BUSINESS OPINION/John McManus: Now it gets serious. The board of Arnotts has until the end of the month to decide whether or not to recommend to shareholders a €12.75 per share offer from Carrgran, the bid vehicle put together by former manager Mark Delaney and financier Peter O'Grady-Walshe.
As the eight directors well know a bid at this level has to be taken seriously and cannot be dismissed with the ease that previous approaches from Carrgran have been dispensed with.
It is some €1.35 above the net asset value of the company and as Carrgran has made clear it does not involve a raid on the pension fund, or asset stripping.
If the board knows this, you can be sure the institutional fund managers - who between them own around 25 per cent of the company - also know it. They also know that if Carrgran can get Arnotts into play there is the possibility of a rival bid emerging.
It is also clear to staff that a bid at this level must be given consideration. Mandate and SIPTU have called a meeting to discuss how to use their 4 per cent stake and their pension fund's 12.8 per cent stake "to secure their future".

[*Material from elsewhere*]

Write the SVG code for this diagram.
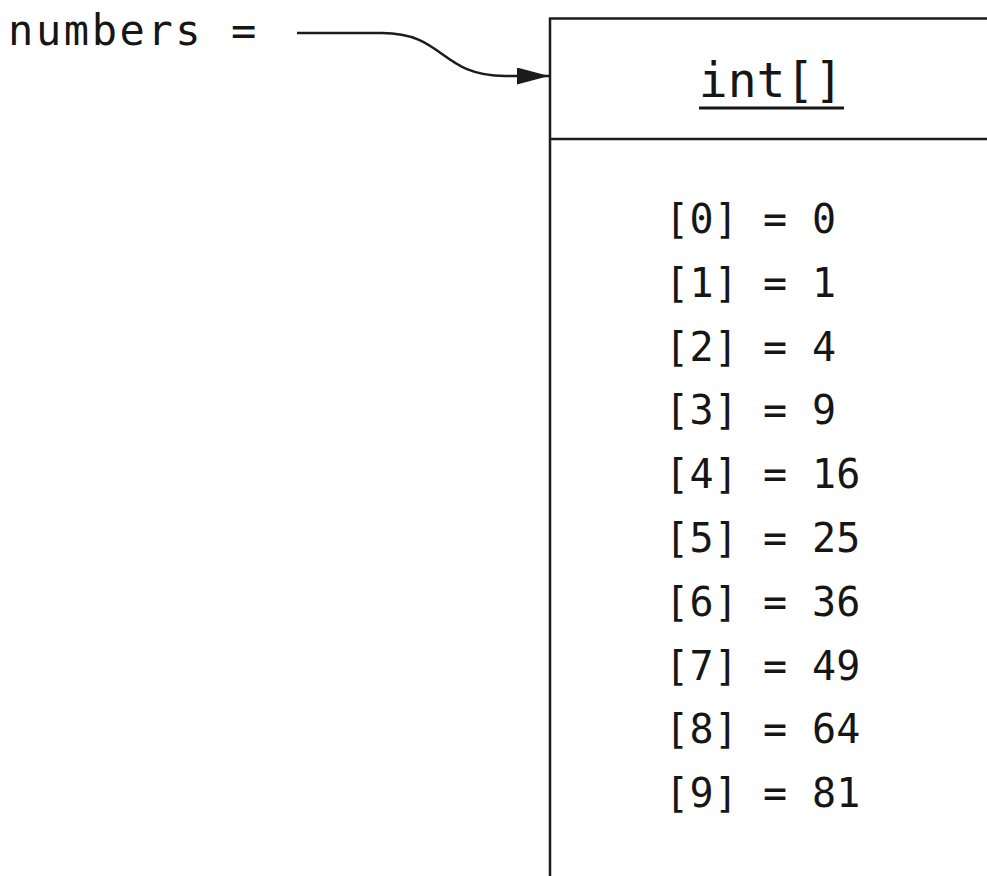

Faced with this, the Arnotts board will need a good reason to reject the Carrgran offer. It will have to present a cogent case as to how - by rejecting the bid and sticking with current management - it will deliver a share price in excess of €12.75. This is not an impossibility.

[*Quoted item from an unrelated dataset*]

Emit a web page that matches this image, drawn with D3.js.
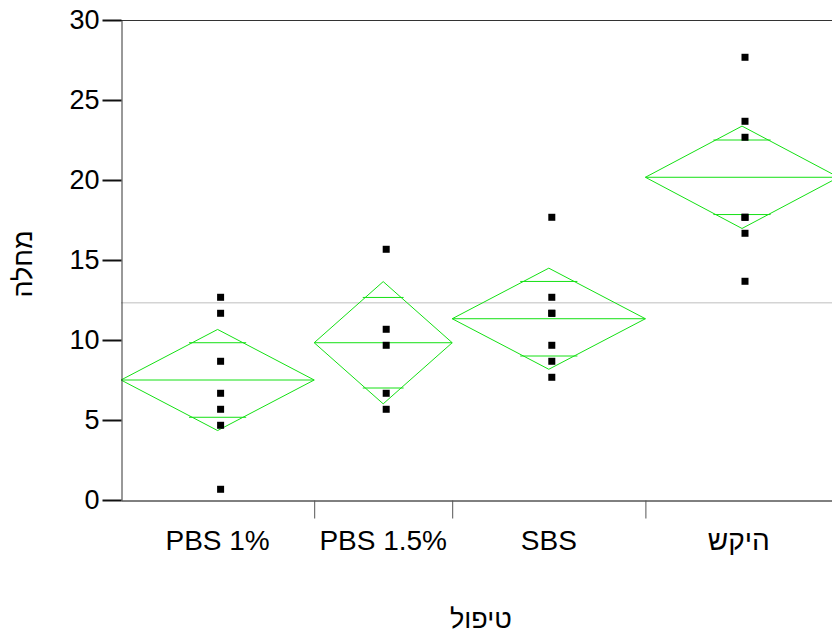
<!DOCTYPE html>
<html>
<head>
<meta charset="utf-8">
<script src="https://cdn.jsdelivr.net/npm/d3@7"></script>
<style>
  body { margin: 0; background: #fff; }
  svg { display: block; font-family: "Liberation Sans", Arial, sans-serif; }
</style>
</head>
<body>
<svg id="chart" width="832" height="639"></svg>
<script>
// groups (treatment) and the observed values for each
const categories = ['PBS 1%', 'PBS 1.5%', 'SBS', 'היקש']
const pbs1 = [12.67, 11.67, 8.67, 6.67, 5.67, 4.67, 0.67]
const pbs15 = [15.67, 10.67, 9.67, 6.67, 5.67]
const sbs = [17.67, 12.67, 11.67, 11.67, 9.67, 8.67, 7.67]
const control = [27.67, 23.67, 22.67, 17.67, 17.67, 16.67, 13.67]
const groupValues = [pbs1, pbs15, sbs, control]

// means diamonds
const means = [7.5, 9.83, 11.33, 20.17]
const ciLower = [4.34, 6.01, 8.17, 16.97]
const ciUpper = [10.66, 13.65, 14.49, 23.37]
const overlapLower = [5.17, 7.0, 9.0, 17.84]
const overlapUpper = [9.83, 12.66, 13.66, 22.5]
const grandMean = 12.33

const yTicks = [0, 5, 10, 15, 20, 25, 30]
const yTitle = 'מחלה'
const xTitle = 'טיפול'

const green = '#14e014'
const svg = d3.select('#chart')

const plotLeft = 121, plotTop = 20, plotBottom = 500, unit = 27.6

// x axis width is proportional to group size
const counts = groupValues.map((v) => v.length)
const cum = [0]
counts.forEach((c, i) => cum.push(cum[i] + c))
const total = cum[cum.length - 1]

const x = d3.scaleLinear().domain([0, total]).range([plotLeft, plotLeft + total * unit])
const y = d3.scaleLinear().domain([0, 30]).range([plotBottom, plotTop])

const plot = svg.append('g')

// top frame line
plot.append('line')
  .attr('x1', plotLeft).attr('x2', 832)
  .attr('y1', y(30) + 0.5).attr('y2', y(30) + 0.5)
  .attr('stroke', '#333').attr('stroke-width', 1)

// grand mean line
plot.append('line')
  .attr('x1', plotLeft).attr('x2', 832)
  .attr('y1', y(grandMean)).attr('y2', y(grandMean))
  .attr('stroke', '#d4d4d4').attr('stroke-width', 1.5)

const groups = plot.selectAll('.grp')
  .data(categories.map((c, i) => ({
    name: c, i: i, x0: x(cum[i]), x1: x(cum[i + 1]), values: groupValues[i]
  })))
  .enter()
  .append('g')
  .attr('class', 'grp')

// diamonds
groups.append('path')
  .attr('fill', 'none')
  .attr('stroke', green)
  .attr('stroke-width', 1)
  .attr('d', (g) => {
    const xc = (g.x0 + g.x1) / 2
    return 'M' + g.x0 + ',' + y(means[g.i]) +
      'L' + xc + ',' + y(ciUpper[g.i]) +
      'L' + g.x1 + ',' + y(means[g.i]) +
      'L' + xc + ',' + y(ciLower[g.i]) + 'Z'
  })

groups.append('line')
  .attr('stroke', green)
  .attr('x1', (g) => g.x0).attr('x2', (g) => g.x1)
  .attr('y1', (g) => y(means[g.i])).attr('y2', (g) => y(means[g.i]))

const overlapLine = (arr) => {
  groups.append('line')
    .attr('stroke', green)
    .attr('x1', (g) => (g.x0 + g.x1) / 2 - (g.x1 - g.x0) * 0.148)
    .attr('x2', (g) => (g.x0 + g.x1) / 2 + (g.x1 - g.x0) * 0.148)
    .attr('y1', (g) => y(arr[g.i])).attr('y2', (g) => y(arr[g.i]))
}
overlapLine(overlapLower)
overlapLine(overlapUpper)

// points
groups.selectAll('rect')
  .data((g) => g.values.map((v) => ({v: v, xc: (g.x0 + g.x1) / 2})))
  .enter()
  .append('rect')
  .attr('x', (d) => d.xc + 3 - 3.5)
  .attr('y', (d) => y(d.v) - 3.5)
  .attr('width', 7)
  .attr('height', 7)
  .attr('fill', '#000')

// y axis
const yAxis = svg.append('g')
  .attr('transform', `translate(${plotLeft + 0.5}, 0)`)
  .call(d3.axisLeft(y).tickValues(yTicks).tickSize(19).tickSizeOuter(0).tickPadding(3))
yAxis.select('.domain').attr('stroke', '#333')
yAxis.selectAll('.tick line').attr('stroke', '#111').attr('stroke-width', 2)
yAxis.selectAll('.tick text')
  .attr('font-size', 27)
  .attr('font-family', '"Liberation Sans", Arial, sans-serif')
  .attr('fill', '#000')

// x axis: group boundaries as ticks
const xAxis = svg.append('g')
  .attr('transform', `translate(0, ${plotBottom + 0.5})`)
  .call(d3.axisBottom(x).tickValues(cum.slice(1, -1)).tickFormat('').tickSize(18).tickSizeOuter(0))
xAxis.select('.domain').attr('stroke', '#000')
xAxis.selectAll('.tick line').attr('stroke', '#555')

svg.selectAll('.xlabel')
  .data(categories)
  .enter()
  .append('text')
  .attr('class', 'xlabel')
  .attr('x', (c, i) => (x(cum[i]) + Math.min(x(cum[i + 1]), 832)) / 2)
  .attr('y', 550)
  .attr('text-anchor', 'middle')
  .attr('font-size', 28)
  .attr('fill', '#000')
  .text((c) => c)

svg.append('text')
  .attr('x', 481)
  .attr('y', 628)
  .attr('text-anchor', 'middle')
  .attr('font-size', 27)
  .text(xTitle)

svg.append('text')
  .attr('transform', 'translate(32, 264) rotate(-90)')
  .attr('text-anchor', 'middle')
  .attr('font-size', 27)
  .text(yTitle)
</script>
</body>
</html>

The current management can point to a respectable record of earnings growth, but on the other hand Carrgran can argue that when you strip out various factors the company has only ticked over under the incumbent management.
Equally importantly the Arnotts board will have to show that the Carrgran offer got a fair hearing.
The issue here is that the chairman of the company and several of other directors are seen to be linked with a rival management buyout that ran out of steam last summer.
This MBO effort put together by Seamus Duignan, the chief executive, was seen to have the support of the chairman, Michael O'Connor, and influential non-executive director Richard Nesbitt.
Mr O'Connor owns 3.5 per cent of the company while Mr Nesbitt and the extended Nesbitt family controls some 15 per cent. Both the Nesbitt and O'Connor families have been associated with Arnotts for generations, with Mr Nesbitt's father, grandfather and great grand father all having been chairman of the group.
Another executive director, Bill Kelly is also seen to be linked to the MBO.
In order to deal with this problem a sub-committee of independent directors was set up early last year to consider the MBO and any approach that might materialise from Carrgran which had also signalled an interest. Once the MBO petered out in the middle of last year the sub-committee was stood down and the issue of considering any bid from Carrgran reverted to the full board.
It would seem pretty clear at this stage that the sub-committee should be reconstituted if the Arnotts board wants to ensure that there is no question of the Carrgran offer being perceived as not getting a fair hearing.
It is also important that the Arnotts pension fund - which owns 12.8 per cent of the company - is seen to have acted independently. The issue here is that Mr Duignan and Mr Kelly are trustees of the fund. Traditionally the pension fund has supported the board and its holding formed part of a defensive strategy put in place by the previous chairman, Tom Toner.
Insiders say only 40 per cent of the fund is managed by outside managers while the remainder is directly invested by the trustees. This unusual approach has proved successful, with the fund currently running a substantial surplus, which has allowed Arnotts take a "holiday" from its pension contributions, saving the company something in the region of €3 million a year.
The Carrgran offer raises a number of specific issues for the fund and it needs to be seen to have considered them and not blindly supported the board. The obvious solution here is for the trustees to appoint independent advisers.
The most obvious reason for the pension fund to reject that offer is that its surplus funds will be raided by the new owners. This would appear to be something of a red herring at this stage. The new owners would only be entitled to half of any surplus "liberated" by them because the other 50 per cent would be distributed to beneficiaries. They would also have to pay tax on the money.
All in all Carrgran could not hope to get its hands on more than €25 million of the €60 million surplus in the fund. When you weigh this up against the €3 million a year in pension fund contributions that the surplus saves the company, it is easy to see why Carrgran has ruled out any raid on the fund.
The other issue that the fund trustees need to show they have considered is that the Carrgran offer is a solution to the problems caused by the fund being an investor in Arnotts in the first place. Since the collapse of Robert Maxwell's empire such investments are not considered good practice and there is a move to exclude them from valuations of funds.
It appears, then, that regardless of what happens the pension fund will have to be a net seller of Arnotts shares going forward. What the trustees must consider is whether they will get better value trickling the shares out over the next few years, or accepting the €12.75 currently on offer.
It is not all bad news for the Arnotts board. It is lucky that in Brian Davy and Howard Kilroy they have two very well known and respected non-executive directors that are not seen to be connected to the failed MBO.
Mr Davy is senior partner in stockbrokers J&E Davy and Mr Kilroy a former Smurfit executive and governor of the Bank of Ireland.
Leaving the consideration of the Carrgran bid to a subcommittee based around these two men would go a very long way to quelling any criticism of the Arnotts board's handling of the process. In any case it is time for the two men to start making their presence felt.